Am Morgen im Bus schauen sich alle um, nicht nur ich. Wer trägt violett? Einige. T-Shirts, Strümpfe, Trainerhosen. Ich selber habe am Morgen in der Babykleiderkiste gewühlt und mir ein zweifelhaft riechendes violettes Nuscheli an den Rucksack geknüpft. Das passt richtig gut. Für mich persönlich ist der Mutterschaftsurlaub als Systemfehler nämlich die Elternschaft allen Übels.
„We were feisty when we were girls“, sagt Jane Fonda im Netflix-Film über Second-Wave-Feminismus. So ging mir das auch. Ich fühlte mich nie benachteiligt. Bis zu dem Moment im Spital nach der Geburt des ersten Kindes, als es hiess, mein Mann müsse bald nachhause, die Besuchszeiten seien vorüber. Und ich dann sechzehn Wochen zuhause blieb, lernte, warum ein Baby wann schreit, welche Kleidergrösse es trägt, und wie man Flaschen sterilisiert. Ich lernte on the job, ich sammelte Erfahrung, und wollte meine Arbeit gut machen. Mein Mann half mit, konnte aber weniger Zeit investieren. Also wurde ich zur Baby-Expertin und er zum Zulieferer. Logisch.

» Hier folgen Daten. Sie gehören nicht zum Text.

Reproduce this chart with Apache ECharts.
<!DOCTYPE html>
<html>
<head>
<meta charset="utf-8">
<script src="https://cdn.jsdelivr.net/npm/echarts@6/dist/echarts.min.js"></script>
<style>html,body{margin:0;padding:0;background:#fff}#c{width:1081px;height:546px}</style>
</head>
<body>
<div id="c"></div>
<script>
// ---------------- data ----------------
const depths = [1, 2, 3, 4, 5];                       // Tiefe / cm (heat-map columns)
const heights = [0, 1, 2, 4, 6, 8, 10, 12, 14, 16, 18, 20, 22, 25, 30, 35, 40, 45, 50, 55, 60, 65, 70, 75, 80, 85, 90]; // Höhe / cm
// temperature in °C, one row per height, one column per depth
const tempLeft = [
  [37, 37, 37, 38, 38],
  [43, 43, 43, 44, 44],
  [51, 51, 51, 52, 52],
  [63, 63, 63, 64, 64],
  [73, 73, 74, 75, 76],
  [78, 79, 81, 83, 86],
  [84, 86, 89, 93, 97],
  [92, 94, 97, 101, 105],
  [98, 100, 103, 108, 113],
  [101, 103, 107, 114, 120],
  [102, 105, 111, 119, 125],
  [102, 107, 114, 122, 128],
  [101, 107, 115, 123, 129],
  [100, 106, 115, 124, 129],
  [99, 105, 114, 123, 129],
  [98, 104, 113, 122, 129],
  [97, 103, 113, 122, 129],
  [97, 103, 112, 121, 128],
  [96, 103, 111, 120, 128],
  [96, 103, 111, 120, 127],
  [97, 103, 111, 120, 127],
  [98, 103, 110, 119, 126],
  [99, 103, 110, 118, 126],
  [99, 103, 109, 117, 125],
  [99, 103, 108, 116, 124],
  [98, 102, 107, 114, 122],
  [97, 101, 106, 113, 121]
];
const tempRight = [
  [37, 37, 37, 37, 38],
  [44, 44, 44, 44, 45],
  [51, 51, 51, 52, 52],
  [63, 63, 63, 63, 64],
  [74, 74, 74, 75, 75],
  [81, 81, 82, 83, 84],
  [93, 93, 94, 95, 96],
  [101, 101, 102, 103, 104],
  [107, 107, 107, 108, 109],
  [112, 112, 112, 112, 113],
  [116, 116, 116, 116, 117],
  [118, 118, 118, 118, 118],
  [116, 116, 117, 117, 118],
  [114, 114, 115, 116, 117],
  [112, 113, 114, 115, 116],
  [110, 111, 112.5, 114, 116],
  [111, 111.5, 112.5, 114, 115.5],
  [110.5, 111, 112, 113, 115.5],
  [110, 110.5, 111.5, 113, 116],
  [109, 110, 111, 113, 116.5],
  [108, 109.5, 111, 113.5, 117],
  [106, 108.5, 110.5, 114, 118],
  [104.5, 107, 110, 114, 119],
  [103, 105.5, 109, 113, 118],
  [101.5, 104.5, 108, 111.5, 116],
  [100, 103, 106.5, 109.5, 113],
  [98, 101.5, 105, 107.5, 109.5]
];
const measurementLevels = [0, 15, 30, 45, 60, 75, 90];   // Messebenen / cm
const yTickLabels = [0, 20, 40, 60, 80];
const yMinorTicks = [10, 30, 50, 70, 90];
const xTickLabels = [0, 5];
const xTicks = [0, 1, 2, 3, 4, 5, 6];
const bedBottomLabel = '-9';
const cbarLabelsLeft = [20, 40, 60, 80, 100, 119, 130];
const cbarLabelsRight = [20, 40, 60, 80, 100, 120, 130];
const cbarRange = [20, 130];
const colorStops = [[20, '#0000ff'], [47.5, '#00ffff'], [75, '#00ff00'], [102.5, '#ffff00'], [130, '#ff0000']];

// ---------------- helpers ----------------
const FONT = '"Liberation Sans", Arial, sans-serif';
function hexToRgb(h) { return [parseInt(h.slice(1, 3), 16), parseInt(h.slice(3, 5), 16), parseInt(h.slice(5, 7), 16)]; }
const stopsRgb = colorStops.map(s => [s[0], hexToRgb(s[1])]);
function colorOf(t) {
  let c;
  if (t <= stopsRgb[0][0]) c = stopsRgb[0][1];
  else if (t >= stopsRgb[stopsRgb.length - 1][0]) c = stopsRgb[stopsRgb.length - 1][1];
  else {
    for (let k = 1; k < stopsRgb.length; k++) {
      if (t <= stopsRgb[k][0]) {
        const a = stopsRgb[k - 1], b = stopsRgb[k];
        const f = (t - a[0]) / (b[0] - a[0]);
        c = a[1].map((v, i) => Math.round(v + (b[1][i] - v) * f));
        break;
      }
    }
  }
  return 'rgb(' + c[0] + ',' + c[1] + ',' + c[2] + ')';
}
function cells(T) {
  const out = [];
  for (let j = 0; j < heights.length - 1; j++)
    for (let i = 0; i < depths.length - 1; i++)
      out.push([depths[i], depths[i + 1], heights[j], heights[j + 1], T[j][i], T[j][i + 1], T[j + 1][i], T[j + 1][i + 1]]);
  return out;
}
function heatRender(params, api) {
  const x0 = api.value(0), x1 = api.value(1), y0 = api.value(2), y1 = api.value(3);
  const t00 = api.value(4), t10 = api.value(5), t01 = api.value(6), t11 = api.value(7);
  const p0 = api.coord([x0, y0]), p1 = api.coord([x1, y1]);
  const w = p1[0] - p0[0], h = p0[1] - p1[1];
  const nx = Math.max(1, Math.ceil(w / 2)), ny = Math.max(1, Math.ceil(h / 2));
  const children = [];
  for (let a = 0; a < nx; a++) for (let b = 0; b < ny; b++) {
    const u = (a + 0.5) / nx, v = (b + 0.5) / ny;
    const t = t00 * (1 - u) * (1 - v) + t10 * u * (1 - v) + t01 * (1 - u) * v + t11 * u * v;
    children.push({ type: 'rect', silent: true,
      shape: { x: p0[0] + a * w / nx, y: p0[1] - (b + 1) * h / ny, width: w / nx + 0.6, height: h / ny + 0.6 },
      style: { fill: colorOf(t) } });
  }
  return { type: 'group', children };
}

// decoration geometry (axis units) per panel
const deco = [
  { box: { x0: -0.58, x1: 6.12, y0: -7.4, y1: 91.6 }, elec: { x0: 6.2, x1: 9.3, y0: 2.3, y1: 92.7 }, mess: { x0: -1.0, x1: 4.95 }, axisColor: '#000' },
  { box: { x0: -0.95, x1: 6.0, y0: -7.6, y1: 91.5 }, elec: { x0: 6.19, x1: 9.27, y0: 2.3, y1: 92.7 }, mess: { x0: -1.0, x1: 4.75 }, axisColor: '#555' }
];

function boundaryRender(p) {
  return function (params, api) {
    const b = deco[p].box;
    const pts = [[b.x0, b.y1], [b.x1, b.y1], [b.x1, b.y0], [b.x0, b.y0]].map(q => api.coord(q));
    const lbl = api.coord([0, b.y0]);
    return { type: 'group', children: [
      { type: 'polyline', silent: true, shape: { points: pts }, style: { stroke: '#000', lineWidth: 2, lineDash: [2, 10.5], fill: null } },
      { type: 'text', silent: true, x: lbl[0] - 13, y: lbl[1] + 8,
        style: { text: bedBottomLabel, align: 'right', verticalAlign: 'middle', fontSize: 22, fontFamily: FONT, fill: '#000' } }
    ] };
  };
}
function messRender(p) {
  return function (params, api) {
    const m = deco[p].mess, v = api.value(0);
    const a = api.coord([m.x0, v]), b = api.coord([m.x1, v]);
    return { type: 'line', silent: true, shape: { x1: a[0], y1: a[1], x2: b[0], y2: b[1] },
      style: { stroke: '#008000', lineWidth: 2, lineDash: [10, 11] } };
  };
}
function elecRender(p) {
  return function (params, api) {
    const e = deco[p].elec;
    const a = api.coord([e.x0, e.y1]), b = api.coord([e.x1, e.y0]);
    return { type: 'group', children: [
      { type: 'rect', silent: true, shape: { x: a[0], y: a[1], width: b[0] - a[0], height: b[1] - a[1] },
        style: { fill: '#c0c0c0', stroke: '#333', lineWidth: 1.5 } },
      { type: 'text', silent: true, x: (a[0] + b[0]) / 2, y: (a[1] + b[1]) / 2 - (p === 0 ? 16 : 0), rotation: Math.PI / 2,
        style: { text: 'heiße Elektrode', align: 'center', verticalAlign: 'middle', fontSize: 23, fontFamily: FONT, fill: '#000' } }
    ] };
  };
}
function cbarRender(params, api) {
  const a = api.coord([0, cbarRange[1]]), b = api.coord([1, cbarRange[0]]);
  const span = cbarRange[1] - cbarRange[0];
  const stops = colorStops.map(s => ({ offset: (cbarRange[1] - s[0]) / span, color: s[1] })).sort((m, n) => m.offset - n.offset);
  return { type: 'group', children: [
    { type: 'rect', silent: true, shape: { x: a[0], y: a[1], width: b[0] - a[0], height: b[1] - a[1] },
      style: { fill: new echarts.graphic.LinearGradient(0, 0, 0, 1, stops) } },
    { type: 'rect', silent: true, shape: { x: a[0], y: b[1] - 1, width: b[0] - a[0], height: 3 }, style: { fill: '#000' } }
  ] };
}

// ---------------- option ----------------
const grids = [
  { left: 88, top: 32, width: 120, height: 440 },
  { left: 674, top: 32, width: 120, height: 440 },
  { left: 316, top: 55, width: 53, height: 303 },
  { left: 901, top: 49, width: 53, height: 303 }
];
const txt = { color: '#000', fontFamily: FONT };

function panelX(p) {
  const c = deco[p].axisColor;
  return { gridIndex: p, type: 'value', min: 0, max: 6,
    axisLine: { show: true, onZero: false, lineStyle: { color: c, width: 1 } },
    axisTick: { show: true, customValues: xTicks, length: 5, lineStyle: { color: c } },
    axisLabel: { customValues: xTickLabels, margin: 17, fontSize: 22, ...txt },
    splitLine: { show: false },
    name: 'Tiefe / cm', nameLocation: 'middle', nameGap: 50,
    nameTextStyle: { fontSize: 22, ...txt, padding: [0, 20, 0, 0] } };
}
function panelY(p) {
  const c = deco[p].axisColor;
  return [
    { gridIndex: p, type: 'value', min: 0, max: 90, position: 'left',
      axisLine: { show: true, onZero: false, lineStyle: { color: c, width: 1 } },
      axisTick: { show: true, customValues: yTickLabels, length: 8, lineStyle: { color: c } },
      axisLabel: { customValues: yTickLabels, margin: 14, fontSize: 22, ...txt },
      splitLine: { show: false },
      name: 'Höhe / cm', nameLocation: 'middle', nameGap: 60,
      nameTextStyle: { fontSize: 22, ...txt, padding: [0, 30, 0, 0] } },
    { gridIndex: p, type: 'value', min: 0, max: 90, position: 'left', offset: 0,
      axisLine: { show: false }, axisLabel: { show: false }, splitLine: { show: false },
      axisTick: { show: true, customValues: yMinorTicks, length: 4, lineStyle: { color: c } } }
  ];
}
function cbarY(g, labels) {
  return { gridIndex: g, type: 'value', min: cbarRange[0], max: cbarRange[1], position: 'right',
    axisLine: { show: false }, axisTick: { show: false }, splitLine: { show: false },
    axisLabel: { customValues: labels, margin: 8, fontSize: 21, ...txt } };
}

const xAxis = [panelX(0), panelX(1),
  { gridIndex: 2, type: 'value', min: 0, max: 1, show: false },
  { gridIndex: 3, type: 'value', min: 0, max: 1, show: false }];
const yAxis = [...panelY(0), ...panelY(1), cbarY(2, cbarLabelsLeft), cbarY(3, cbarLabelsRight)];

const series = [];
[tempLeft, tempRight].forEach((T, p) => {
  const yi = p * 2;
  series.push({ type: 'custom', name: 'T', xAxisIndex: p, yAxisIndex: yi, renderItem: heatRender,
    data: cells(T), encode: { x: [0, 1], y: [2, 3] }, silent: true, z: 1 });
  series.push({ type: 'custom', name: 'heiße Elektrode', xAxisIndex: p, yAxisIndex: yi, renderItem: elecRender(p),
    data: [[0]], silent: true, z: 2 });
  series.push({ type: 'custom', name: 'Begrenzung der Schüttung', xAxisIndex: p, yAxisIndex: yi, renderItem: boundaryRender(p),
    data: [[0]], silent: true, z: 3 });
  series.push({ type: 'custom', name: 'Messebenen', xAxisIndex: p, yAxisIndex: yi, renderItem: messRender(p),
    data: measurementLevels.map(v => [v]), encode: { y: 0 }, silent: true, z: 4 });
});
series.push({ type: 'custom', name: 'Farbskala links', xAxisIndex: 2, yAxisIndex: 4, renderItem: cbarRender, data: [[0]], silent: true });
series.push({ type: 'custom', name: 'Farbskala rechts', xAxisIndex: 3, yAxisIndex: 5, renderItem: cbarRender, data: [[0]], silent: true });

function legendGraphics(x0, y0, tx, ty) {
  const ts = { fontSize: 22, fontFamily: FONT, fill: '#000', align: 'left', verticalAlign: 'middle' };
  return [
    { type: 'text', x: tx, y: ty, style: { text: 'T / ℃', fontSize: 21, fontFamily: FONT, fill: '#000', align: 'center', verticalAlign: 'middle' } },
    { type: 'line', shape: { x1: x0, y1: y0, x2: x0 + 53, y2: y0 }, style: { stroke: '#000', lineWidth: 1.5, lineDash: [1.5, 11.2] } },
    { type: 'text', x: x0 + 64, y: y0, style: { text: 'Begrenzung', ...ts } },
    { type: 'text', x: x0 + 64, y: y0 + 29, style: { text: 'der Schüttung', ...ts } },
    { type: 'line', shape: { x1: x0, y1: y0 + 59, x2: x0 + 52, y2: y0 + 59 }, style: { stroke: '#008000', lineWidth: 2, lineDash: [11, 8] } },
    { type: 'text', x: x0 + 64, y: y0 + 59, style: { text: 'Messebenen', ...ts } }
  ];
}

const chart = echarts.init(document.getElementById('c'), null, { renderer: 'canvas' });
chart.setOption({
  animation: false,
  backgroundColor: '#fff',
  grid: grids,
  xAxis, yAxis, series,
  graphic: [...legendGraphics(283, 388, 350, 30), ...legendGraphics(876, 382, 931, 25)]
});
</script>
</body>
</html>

Ein Fakt, der weder mit Biologie oder Genetik zu tun hat, nicht mit Geschlecht oder gender, nicht mit unserer Partnerschaft, sondern schlicht mit dem fehlerhaften System. Ein Tag Vaterschaftsurlaub. Zwing mal eine Expertin, die Arbeit an den Schnupperstift abzugeben, und dann trotzdem die Verantwortung dafür zu tragen. Zwing die Schnupperstiftin zu behaupten, sie wisse etwas besser als der Experte. Warum soll das zuhause funktionieren, wenn es auf die Berufswelt übertragen lächerlich klingt?
Man zwingt die Mütter, Expertinnen zu werden, und zwingt die Väter, Schnupperstifte zu bleiben, alles andere bleibt im gegenwärtigen System unglaublich harte Arbeit für beide Seiten. In meinem persönlichen Fall hat sie sich ausgezahlt. Wir sind beide Experten geworden, auch wenn ich von aussen häufig immer noch den unfreiwilligen Titel der Chef-Expertin zugedacht bekomme (weil ich ja die Frau bin).
Am Bahnhof hat es violette Konfetti geregnet, Strassen wurden in „Care-Work-Wege“ umbenannt. Im Impact Hub treffen sich Unternehmerinnen zum Zmorge und zur Diskussion. Es werden Zahlen verlesen und Geschichten erzählt, eine 91jährige Bäuerin habe sich bei der Vorbereitung des Streiks engagieren wollen, sie habe nie gearbeitet (nur auf dem Hof und Kinder grossgezogen) und deshalb kein Anrecht auf AHV, 91% der Führungspositionen in der Schweiz sind von Männern besetzt, Lohnunterschiede bei gleicher Arbeit. Die Stimmung ist aufgeladen, aber positiv.
Ich gehe arbeiten. Der Bundesplatz sei schon voll, heisst es am Mittag. Ich arbeite länger als bis 15.24, wie es sich gehören würde, aber um 16h verabschiede ich mich aus dem Coworking und laufe Richtung Bundesplatz. Violett überall, mir kommen die Tränen, wenn ich die kleinen Mädchen sehe, die Teenies, die älteren Frauen, von überall her laufen Gruppen ein, die Hebammen, die Frauen von der Frauenklinik mit eigenen T-Shirts, man wünscht sich mehr Komponistinnen auf den Bühnen und gender equality (when do we want it) NOW!
Der riesige Tross drängt vorwärts, bis wir zu laufen beginnen, ist der Anfang des Zugs schon fast zurück. Ein SMS aus den Staaten besingt die Liebe und die Schweiz, der Frauenstreik sei in allen Medien. Mein Vater fragt nach, ob ich auch dabei sei? Natürlich. Das findet er gut. Ich denke an meine Töchter und an meine Mutter und werde wieder emotional, und in den Gesichtern um mich herum sehe ich, dass ich nicht die einzige bin.
Es fühlt sich an, als ob die Gesellschaft vorwärts drängt. Machen wir weiter.